Hace más de sesenta años, en Telchac Puerto, aledaña al Palacio Municipal, donde en la actualidad hay todavía una panadería, había una gran casa de paja, era la casa de Doña Anita y su hija Anita, ahí en su patio, había un horno de barro que funcionaba con los pedazos de los extremos de las bases de la ramas de las palmeras de coco, y en ese horno, todos los días, se hacía muy buen pan. En la gran pieza de la casa de paja, había una vidriera de madera y cristal, en ella se exhibía el pan dulce y el pan francés; todo el puerto de Telchac desfilaba en la mañana y en la tarde a comprar pan de Doña Anita. ¡Recuerdos que están vivos en el fondo del alma!

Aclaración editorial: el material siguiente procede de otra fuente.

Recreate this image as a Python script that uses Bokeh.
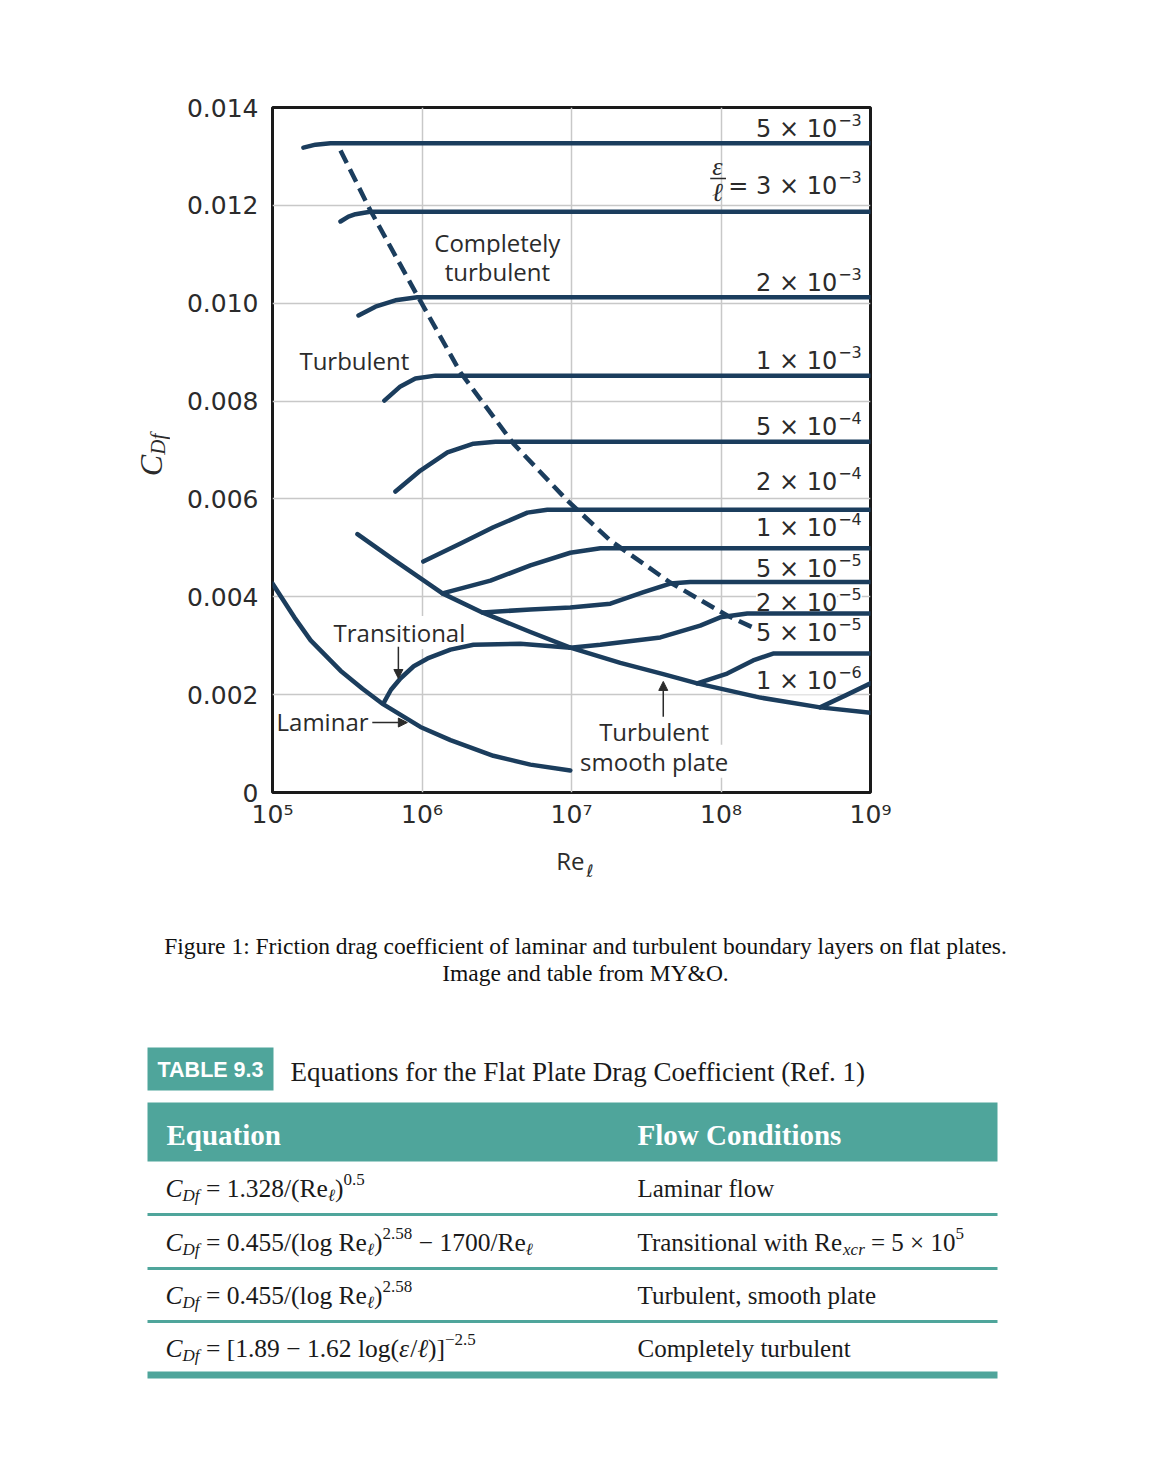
import math
from bokeh.plotting import figure
from bokeh.layouts import row
from bokeh.models import Range1d, FixedTicker, Arrow, NormalHead
from bokeh.core.properties import value
from bokeh.embed import file_html
from bokeh.resources import INLINE

NAVY = "#1b3d5d"
INK = "#2b2b2b"
TEAL = "#4fa59b"
GRID = "#c8c8c8"

# ---------------- axes ----------------
x_ticks = [1e5, 1e6, 1e7, 1e8, 1e9]
x_tick_labels = ["10⁵", "10⁶", "10⁷", "10⁸", "10⁹"]
y_ticks = [0.0, 0.002, 0.004, 0.006, 0.008, 0.010, 0.012, 0.014]
y_tick_labels = ["0", "0.002", "0.004", "0.006", "0.008", "0.010", "0.012", "0.014"]
y_title = ["C", "Df"]
x_title = ["Re", "ℓ"]

# ---------------- curves (Re, C_Df) ----------------
laminar_re = [1.0e5, 1.4e5, 1.8e5, 2.85e5, 4.0e5, 5.52e5, 9.76e5, 1.55e6, 3.0e6, 5.31e6, 9.82e6]
laminar_cd = [0.00427, 0.00358, 0.00311, 0.00249, 0.00212, 0.00180, 0.00134, 0.00107, 0.00075, 0.00057, 0.00045]

transitional_re = [5.52e5, 6.2e5, 7.17e5, 8.8e5, 1.09e6, 1.55e6, 2.21e6, 4.55e6, 9.82e6]
transitional_cd = [0.00182, 0.00210, 0.00233, 0.00258, 0.00274, 0.00292, 0.00302, 0.00304, 0.00296]

smooth_re = [3.7e5, 6.44e5, 1.37e6, 2.53e6, 5.31e6, 9.82e6, 2.12e7, 4.11e7, 6.93e7, 1.83e8, 4.6e8, 1e9]
smooth_cd = [0.00528, 0.00476, 0.00407, 0.00368, 0.00328, 0.00296, 0.00265, 0.00242, 0.00223, 0.00194, 0.00174, 0.00163]

r5e3_re = [1.61e5, 1.94e5, 2.44e5, 1e9]
r5e3_cd = [0.01318, 0.01324, 0.01327, 0.01327]
r3e3_re = [2.85e5, 3.22e5, 3.59e5, 4.5e5, 1e9]
r3e3_cd = [0.01167, 0.01177, 0.01182, 0.01187, 0.01187]
r2e3_re = [3.76e5, 4.88e5, 6.64e5, 9.3e5, 1e9]
r2e3_cd = [0.00975, 0.00993, 0.01006, 0.01012, 0.01012]
r1e3_re = [5.6e5, 7.17e5, 9.03e5, 1.23e6, 1e9]
r1e3_cd = [0.00801, 0.00830, 0.00846, 0.00852, 0.00852]
r5e4_re = [6.64e5, 9.76e5, 1.48e6, 2.21e6, 3.1e6, 1e9]
r5e4_cd = [0.00615, 0.00658, 0.00695, 0.00713, 0.00717, 0.00717]
r2e4_re = [1.02e6, 1.81e6, 3.0e6, 5.07e6, 6.89e6, 1e9]
r2e4_cd = [0.00472, 0.00509, 0.00542, 0.00572, 0.00578, 0.00578]
r1e4_re = [1.37e6, 2.87e6, 5.31e6, 9.82e6, 1.56e7, 1e9]
r1e4_cd = [0.00407, 0.00433, 0.00464, 0.00490, 0.00499, 0.00499]
r5e5_re = [2.53e6, 5.31e6, 9.82e6, 1.82e7, 3.0e7, 4.57e7, 6.22e7, 1e9]
r5e5_cd = [0.00368, 0.00374, 0.00378, 0.00386, 0.00409, 0.00427, 0.00430, 0.00430]
r2e5_re = [9.82e6, 1.56e7, 3.93e7, 7.26e7, 9.88e7, 1.5e8, 1e9]
r2e5_cd = [0.00296, 0.00302, 0.00317, 0.00341, 0.00358, 0.00366, 0.00366]
r5e6_re = [6.93e7, 1.1e8, 1.64e8, 2.23e8, 1e9]
r5e6_cd = [0.00223, 0.00243, 0.00270, 0.00284, 0.00284]
r1e6_re = [4.6e8, 6.76e8, 1e9]
r1e6_cd = [0.00174, 0.00198, 0.00223]

dashed_re = [2.85e5, 4.52e5, 9.3e5, 1.81e6, 4.08e6, 9.37e6, 1.82e7, 4.57e7, 1.10e8, 1.69e8]
dashed_cd = [0.01312, 0.011895, 0.010157, 0.008584, 0.007133, 0.005968, 0.00515, 0.004292, 0.003617, 0.003352]

# ---------------- annotations ----------------
word_labels = ["Completely", "turbulent", "Turbulent", "Transitional", "Turbulent", "smooth plate"]
word_re = [3.19e6, 3.19e6, 3.53e5, 7.06e5, 3.57e7, 3.57e7]
word_cd = [0.01124, 0.01065, 0.00883, 0.00327, 0.00125, 0.00064]
laminar_label = "Laminar"
laminar_label_re = 1.064e5
laminar_label_cd = 0.00145

rough_label_base = ["5 × 10", "2 × 10", "1 × 10", "5 × 10", "2 × 10",
                    "1 × 10", "5 × 10", "2 × 10", "5 × 10"]
rough_label_exp = ["−3", "−3", "−3", "−4", "−4", "−4", "−5", "−5", "−5"]
rough_label_cd = [0.01357, 0.010423, 0.008829, 0.00746, 0.006336,
                  0.005416, 0.004578, 0.003883, 0.00325]
rough_label_re = 8.8e8
eq_label_base = "= 3 × 10"
eq_label_exp = "−3"
eq_label_cd = 0.012405
last_label_base = "1 × 10"
last_label_exp = "−6"
last_label_cd = 0.002289

frac_re = 9.45e7
frac_top_cd = 0.012794
frac_bot_cd = 0.012262
frac_bar_re = [8.47e7, 1.08e8]
frac_bar_cd = 0.012549

arrows = [  # x_start, y_start, x_end, y_end
    (6.95e5, 0.00298, 6.95e5, 0.00233),
    (4.65e5, 0.00143, 7.98e5, 0.00143),
    (4.11e7, 0.00155, 4.11e7, 0.00227),
]

# ---------------- layout constants (page pixels) ----------------
H1 = 832          # height of the chart row
TOP, BOTTOM = 107, H1 - 792
WL = 170          # width of the strip that holds the y title


def ptext(fig, xs, ys, texts, font="Open Sans", size="24px", style="normal",
          align="center", color=INK, bg=None, dx=0, dy=0, angle=0):
    return fig.text(x=xs, y=ys, text=texts, text_font=value(font),
                    text_font_size=value(size), text_font_style=style,
                    text_align=align, text_baseline="middle", text_color=color,
                    background_fill_color=bg, x_offset=dx, y_offset=dy, angle=angle)


# ---------------- y-title strip ----------------
lf = figure(width=WL, height=H1, x_range=Range1d(0, WL), y_range=Range1d(0, 0.014),
            output_backend="svg", toolbar_location=None,
            x_axis_location=None, y_axis_location=None,
            min_border_left=0, min_border_right=0,
            min_border_top=TOP, min_border_bottom=BOTTOM)
lf.grid.visible = False
lf.outline_line_color = None
ptext(lf, [150], [0.00668], [y_title[0]], font="Liberation Serif", size="32px",
      style="italic", angle=math.pi / 2)
ptext(lf, [157], [0.00712], [y_title[1]], font="Liberation Serif", size="21px",
      style="italic", angle=math.pi / 2)

# ---------------- chart figure ----------------
p = figure(width=1162 - WL, height=H1, x_axis_type="log",
           x_range=Range1d(1e5, 1e9), y_range=Range1d(0, 0.014),
           output_backend="svg", toolbar_location=None,
           min_border_left=272 - WL, min_border_right=292,
           min_border_top=TOP, min_border_bottom=BOTTOM)
p.outline_line_color = "#1a1a1a"
p.outline_line_width = 3

p.xaxis.ticker = FixedTicker(ticks=x_ticks)
p.yaxis.ticker = FixedTicker(ticks=y_ticks)
p.xaxis.major_label_overrides = dict(zip(x_ticks, x_tick_labels))
p.yaxis.major_label_overrides = dict(zip(y_ticks, y_tick_labels))
for ax in (p.xaxis[0], p.yaxis[0]):
    ax.axis_line_color = None
    ax.major_tick_line_color = None
    ax.minor_tick_line_color = None
    ax.major_tick_out = 0
    ax.major_tick_in = 0
    ax.minor_tick_out = 0
    ax.major_label_text_font = "DejaVu Sans"
    ax.major_label_text_font_size = "25px"
    ax.major_label_text_color = INK
p.yaxis.major_label_standoff = 14
p.xaxis.major_label_standoff = 7
p.xgrid.grid_line_color = GRID
p.ygrid.grid_line_color = GRID
p.xgrid.grid_line_width = 1.5
p.ygrid.grid_line_width = 1.5


def rough_label(xs, ys, bases, exps, bg):
    ptext(p, xs, ys, bases, font="DejaVu Sans", align="right", bg=bg, dx=-25)
    ptext(p, xs, ys, exps, font="DejaVu Sans", size="16px", align="left", bg=bg, dx=-24, dy=-9)


# texts first (white boxes hide grid lines), curves on top
ptext(p, word_re, word_cd, word_labels, bg="white")
ptext(p, [laminar_label_re], [laminar_label_cd], [laminar_label], align="left", bg="white")
rough_label([rough_label_re] * len(rough_label_base), rough_label_cd,
            rough_label_base, rough_label_exp, "white")
rough_label([rough_label_re], [eq_label_cd], [eq_label_base], [eq_label_exp], None)
ptext(p, [frac_re], [frac_top_cd], ["ε"], font="Liberation Serif", size="26px", style="italic")
ptext(p, [frac_re], [frac_bot_cd], ["ℓ"], font="Liberation Serif", size="26px", style="italic")
p.line(frac_bar_re, [frac_bar_cd, frac_bar_cd], line_color=INK, line_width=1.5)

lw = 4.5
for xs, ys in [(laminar_re, laminar_cd), (transitional_re, transitional_cd),
               (r5e3_re, r5e3_cd), (r3e3_re, r3e3_cd), (r2e3_re, r2e3_cd),
               (r1e3_re, r1e3_cd), (r5e4_re, r5e4_cd), (r2e4_re, r2e4_cd),
               (r1e4_re, r1e4_cd), (r5e5_re, r5e5_cd), (r2e5_re, r2e5_cd),
               (r5e6_re, r5e6_cd)]:
    p.line(xs, ys, line_color=NAVY, line_width=lw, line_cap="round", line_join="round")

rough_label([rough_label_re], [last_label_cd], [last_label_base], [last_label_exp], "white")

for xs, ys in [(r1e6_re, r1e6_cd), (smooth_re, smooth_cd)]:
    p.line(xs, ys, line_color=NAVY, line_width=lw, line_cap="round", line_join="round")

p.line(dashed_re, dashed_cd, line_color=NAVY, line_width=lw, line_dash="14 7")

for xs0, ys0, xs1, ys1 in arrows:
    p.add_layout(Arrow(end=NormalHead(size=9, fill_color=INK, line_color=INK),
                       x_start=xs0, y_start=ys0, x_end=xs1, y_end=ys1,
                       line_color=INK, line_width=1.5))

# ---------------- caption + table figure (page pixel coordinates) ----------------
caption_lines = ["Figure 1: Friction drag coefficient of laminar and turbulent boundary layers on flat plates.",
                 "Image and table from MY&O."]
table_tag = "TABLE 9.3"
table_title = "Equations for the Flat Plate Drag Coefficient (Ref. 1)"
header_labels = ["Equation", "Flow Conditions"]

eq_rows = [
    [("C", "italic", "b"), ("Df", "italic", "sub"), (" = 1.328/(Re", "normal", "b"),
     ("ℓ", "italic", "sub"), (")", "normal", "b"), ("0.5", "normal", "sup")],
    [("C", "italic", "b"), ("Df", "italic", "sub"), (" = 0.455/(log Re", "normal", "b"),
     ("ℓ", "italic", "sub"), (")", "normal", "b"), ("2.58", "normal", "sup"),
     (" − 1700/Re", "normal", "b"), ("ℓ", "italic", "sub")],
    [("C", "italic", "b"), ("Df", "italic", "sub"), (" = 0.455/(log Re", "normal", "b"),
     ("ℓ", "italic", "sub"), (")", "normal", "b"), ("2.58", "normal", "sup")],
    [("C", "italic", "b"), ("Df", "italic", "sub"), (" = [1.89 − 1.62 log(", "normal", "b"),
     ("ε", "italic", "b"), ("/", "normal", "b"), ("ℓ", "italic", "b"),
     (")]", "normal", "b"), ("−2.5", "normal", "sup")],
]
cond_rows = [
    [("Laminar flow", "normal", "b")],
    [("Transitional with Re", "normal", "b"), ("xcr", "italic", "sub"),
     (" = 5 × 10", "normal", "b"), ("5", "normal", "sup")],
    [("Turbulent, smooth plate", "normal", "b")],
    [("Completely turbulent", "normal", "b")],
]

H2 = 620
q = figure(width=1170, height=H2, x_range=Range1d(0, 1170), y_range=Range1d(H1 + H2, H1),
           output_backend="svg", toolbar_location=None,
           x_axis_location=None, y_axis_location=None, min_border=0)
q.grid.visible = False
q.outline_line_color = None

# x-axis title of the chart
ptext(q, [584], [860], [x_title[0]], align="right")
ptext(q, [586], [870], [x_title[1]], font="DejaVu Sans", size="17px", style="italic", align="left")

ptext(q, [585, 585], [945, 972], caption_lines, font="Liberation Serif", size="23.5px", color="#111111")
q.quad(left=[147], right=[273], top=[1047], bottom=[1090], fill_color=TEAL, line_color=None)
ptext(q, [210], [1069], [table_tag], font="Liberation Sans", size="21.5px", style="bold", color="white")
ptext(q, [290], [1071], [table_title], font="Liberation Serif", size="27px", align="left", color="#1a1a1a")
q.quad(left=[147], right=[997], top=[1102], bottom=[1161], fill_color=TEAL, line_color=None)
ptext(q, [166, 637], [1134, 1134], header_labels, font="Liberation Serif", size="29px",
      style="bold", align="left", color="white")
sep_y = [1214, 1268, 1321]
q.segment(x0=[147] * 3, x1=[997] * 3, y0=sep_y, y1=sep_y, line_color=TEAL, line_width=3)
q.quad(left=[147], right=[997], top=[1371], bottom=[1378], fill_color=TEAL, line_color=None)

W_REG = {' ': .25, '.': .25, ',': .25, '/': .278, '(': .333, ')': .333, '[': .333, ']': .333,
         '=': .564, '−': .564, '×': .564, 'R': .667, 'e': .444, 'l': .278, 'o': .5, 'g': .5,
         'T': .611, 'r': .333, 'a': .444, 'n': .5, 's': .389, 'i': .278, 't': .278, 'w': .722,
         'h': .5, 'L': .611, 'm': .778, 'f': .333, 'C': .667, 'u': .5, 'b': .5, 'p': .5, 'y': .5}
W_IT = {'C': .667, 'D': .722, 'f': .278, 'x': .444, 'c': .444, 'r': .389, 'ε': .44, 'ℓ': .42}


def twidth(s, style, size):
    tab = W_IT if style == "italic" else W_REG
    return sum(tab.get(ch, W_REG.get(ch, .5)) for ch in s) * size


def draw_pieces(fig, x0, yc, pieces, base=25.5):
    groups = {}
    x = x0
    for t, style, shift in pieces:
        size = base if shift == "b" else round(base * 0.68)
        dyy = {"b": 0, "sub": 7, "sup": -9}[shift]
        lead = len(t) - len(t.lstrip(' '))
        trail = len(t) - len(t.rstrip(' '))
        core = t.strip(' ')
        x += lead * 0.25 * size
        groups.setdefault((style, size), []).append((x, yc + dyy, core))
        x += twidth(core, style, size) + trail * 0.25 * size
    for (style, size), items in groups.items():
        ptext(fig, [i[0] for i in items], [i[1] for i in items], [i[2] for i in items],
              font="Liberation Serif", size=f"{size}px", style=style, align="left",
              color="#1a1a1a")


row_y = [1188, 1242, 1295, 1348]
for yc, eq, cond in zip(row_y, eq_rows, cond_rows):
    draw_pieces(q, 165, yc, eq)
    draw_pieces(q, 637, yc, cond, base=25)

open("out.html", "w").write(file_html([row(lf, p), q], INLINE))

En la ciudad de Campeche, en la parte amurallada, existe hasta hoy una panadería llamada La Nueva España, su pan, es pan tradicional, exquisito y crujiente. Conchas, hojaldras, zaramullos, biscochones, cuellos, alfajores, polvorones y, desde luego, deliciosas barras de pan francés, hasta con su hoja de huano, llenan sus anaqueles. En el camino de esta ciudad, para Mérida, en el poblado de Pomuch, existe un pan tradicional y artesanal que no se parece al de ningún otro lugar. El famoso Pan de Pomuch tiene personalidad propia. Se dice que su secreto está en que está hecho con manteca natural de cerdo, ésta puede o no ser la razón, el caso es que el Pan de Pomuch no se parece al de ningún otro lado.

En la Ciudad de México los cafés de chinos hacen su propio pan, el cual es de un sabor delicioso. Ahí, en ellos, pides un café en el desayuno, y una mesera solícita te lleva una gran charola de pan dulce para acompañar la cálida y aromática bebida. El pan es una cultura que nos hermana a todo México, En Chiapas, en Michoacán, en Veracruz, en Colima, en Zacatecas, en Guanajuato, el pan es, el nuestro de cada día. Pasar por un lugar y percibir con deleite el aroma que despiden los hornos en los que se está procesando este entrañable alimento nos lleva a evocar al poeta nacional Ramón López Velarde, y decir con él: “Y por las madrugadas del terruño, / en las calles como espejos, se veía / el santo olor de la panadería”.